Grace winced at his atrocious Spanish accent, but she gave him an A for effort. It was still better than most of his attempts at Cantonese. What was more worrisome, though, was Estrada’s adherence to habit after all this time. “And you think he still goes there? Isn’t that a risk, given his line of work?”

“I daresay he doesn’t give a damn.” Finn snorted. “We all have the things we can’t give up. The things that we make excuses for. For Tavi, it’s Hector’s. If he’s in the city on a Saturday night, that’s where he’ll be. Sitting in with the band. Playing guitar and singing old Cuban songs. Drinking too much rum. We saw Celia Cruz there, you know. Tito Puente too. It was grand. A different time. Can’t say I blame him for wanting to revisit it.”

But it didn’t fit the image they’d constructed of the cold and cunning vampire who had no allegiances, no loyalty to anyone except himself. Grace didn’t like that. An anomaly meant a complication. It often made the life-or-death difference during surgery. “What about you? You’ve never wanted to revisit that time? Never had the urge to drop by and see if he’s there?”

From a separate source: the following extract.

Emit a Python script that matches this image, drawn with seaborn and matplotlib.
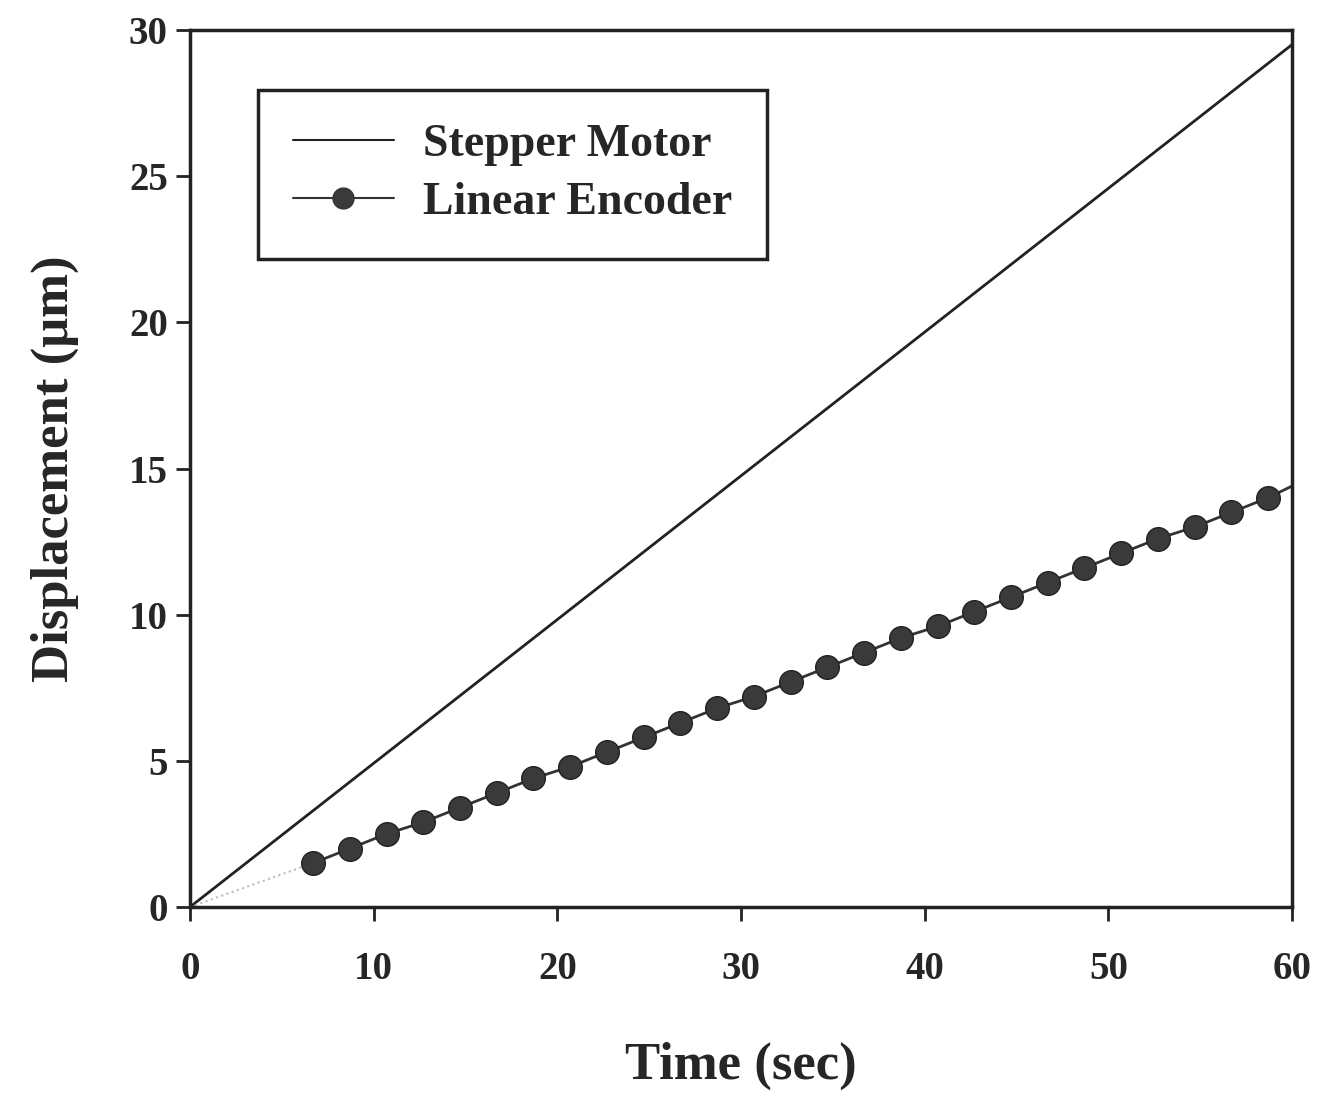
import numpy as np
import pandas as pd
import matplotlib
matplotlib.use('Agg')
import matplotlib.pyplot as plt
from matplotlib.lines import Line2D
import seaborn as sns

# 数据
motor_t = [0, 60]
motor_d = [0, 29.5]

enc_t = [6.7, 8.7, 10.7, 12.7, 14.7, 16.7, 18.7, 20.7, 22.7, 24.7, 26.7, 28.7,
         30.7, 32.7, 34.7, 36.7, 38.7, 40.7, 42.7, 44.7, 46.7, 48.7, 50.7,
         52.7, 54.7, 56.7, 58.7]
enc_d = [1.5, 2.0, 2.5, 2.9, 3.4, 3.9, 4.4, 4.8, 5.3, 5.8, 6.3, 6.8,
         7.2, 7.7, 8.2, 8.7, 9.2, 9.6, 10.1, 10.6, 11.1, 11.6, 12.1,
         12.6, 13.0, 13.5, 14.0]
enc_end_t = 60
enc_end_d = 14.4
# 起始段虚线
lead_t = [0, 6.7]
lead_d = [0, 1.5]

x_ticks = [0, 10, 20, 30, 40, 50, 60]
y_ticks = [0, 5, 10, 15, 20, 25, 30]

sns.set_theme(style='ticks')
plt.rcParams['font.family'] = ['Liberation Serif', 'DejaVu Serif']
plt.rcParams['font.weight'] = 'bold'

fig = plt.figure(figsize=(13.23, 10.99), dpi=100)
ax = fig.add_axes([0.1436, 0.1747, 0.833, 0.798])

motor = pd.DataFrame({'t': motor_t, 'd': motor_d})
enc = pd.DataFrame({'t': enc_t + [enc_end_t], 'd': enc_d + [enc_end_d]})
pts = pd.DataFrame({'t': enc_t, 'd': enc_d})
lead = pd.DataFrame({'t': lead_t, 'd': lead_d})

sns.lineplot(data=motor, x='t', y='d', ax=ax, color='#222222', lw=2.0,
             legend=False)
sns.lineplot(data=lead, x='t', y='d', ax=ax, color='#bbbbbb', lw=1.5,
             linestyle=':', legend=False)
sns.lineplot(data=enc, x='t', y='d', ax=ax, color='#333333', lw=2.0,
             legend=False)
sns.scatterplot(data=pts, x='t', y='d', ax=ax, color='#3a3a3a', s=290,
                edgecolor='#222222', linewidth=1, legend=False, zorder=3)

# 图例
handles = [Line2D([], [], color='#222222', lw=1.5),
           Line2D([], [], color='#333333', lw=1.5, marker='o',
                  markersize=15, markerfacecolor='#3a3a3a')]
leg = ax.legend(handles, ['Stepper Motor', 'Linear Encoder'],
                loc='upper left', bbox_to_anchor=(0.062, 0.932),
                borderaxespad=0, fancybox=False, edgecolor='#222222',
                framealpha=1, fontsize=33, handlelength=2.2,
                borderpad=0.75, labelspacing=0.35, handletextpad=0.65)
leg.get_frame().set_linewidth(2.5)
for txt in leg.get_texts():
    txt.set_fontweight('bold')

ax.set_xlim(0, 60)
ax.set_ylim(0, 30)
ax.set_xticks(x_ticks)
ax.set_yticks(y_ticks)
ax.tick_params(axis='both', direction='out', length=10, width=2,
               labelsize=28, color='#222222')
ax.tick_params(axis='x', pad=22)
ax.tick_params(axis='y', pad=6)
for lab in ax.get_xticklabels() + ax.get_yticklabels():
    lab.set_fontweight('bold')
for sp in ax.spines.values():
    sp.set_linewidth(2.5)
    sp.set_color('#222222')
    sp.set_visible(True)

ax.set_xlabel('Time (sec)', fontsize=38, fontweight='bold', labelpad=38)
ax.set_ylabel('Displacement (\u03bcm)', fontsize=38, fontweight='bold',
              labelpad=36)

fig.savefig('out.png', dpi=100)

“No. I’ve never had the need. Why dwell on the past?” Finn pressed a smacking kiss to the bump of her high ponytail, as if to signal a change of topic, a change of tone. Maybe he didn’t even realize he’d just told a flagrant lie. More to himself than to her. “What do we think? Dress to impress? Show up with my new love on my arm, shove it in his face that I’ve traded up?”

Grace almost opened her mouth to ask if he was really that petty. Except she already knew the answer. Yes. Finn was definitely that petty. “If you think I’m going to hang off your arm and bat my eyelashes at you, you’ve got another thing coming,” she warned instead, following him down the apartment’s marble-tiled hallway and toward his bedroom suite.

“If I wanted that, I’d ask Nathaniel,” Finn pitched over his shoulder.

It was her turn to cackle with delight. Mostly at the mental picture of one of New York City’s most eligible bachelors batting his eyelashes. Not that Nate had been picking up their calls. The official excuse was that he and his law partner, Dustin Taylor, were too busy setting up their own firm after being forced out of Dickenson, Gould, and Smythe. Unofficially, she knew Nate was running scared. He’d experienced the full gamut of Third Shift adventures in a very short time. The adrenaline rush. The crash. The affirmation of life after it was all over. He’d slipped out of Finn’s bed without so much as a note.

“Why does everyone leave me?”That vulnerable murmur, imbued with so much hurt, when Finian turned and found the empty space where their lover should have been… It clicked into place for Grace now. Why Finn nurtured his promiscuous reputation. Why he let people walk away without chasing them. Because it was easier than trusting them to stay. And Tavi Estrada had left him, too.

She had no plans to do the same. As infuriating as he was, Finian Conlan was her partner, her closest friend. One of the few people outside her family who she trusted completely. They were ride or die. Maybe ride and die, because there were no guarantees in black ops. Grace would always have his back. And as she only admitted to herself in her most private of moments, he would always have her heart.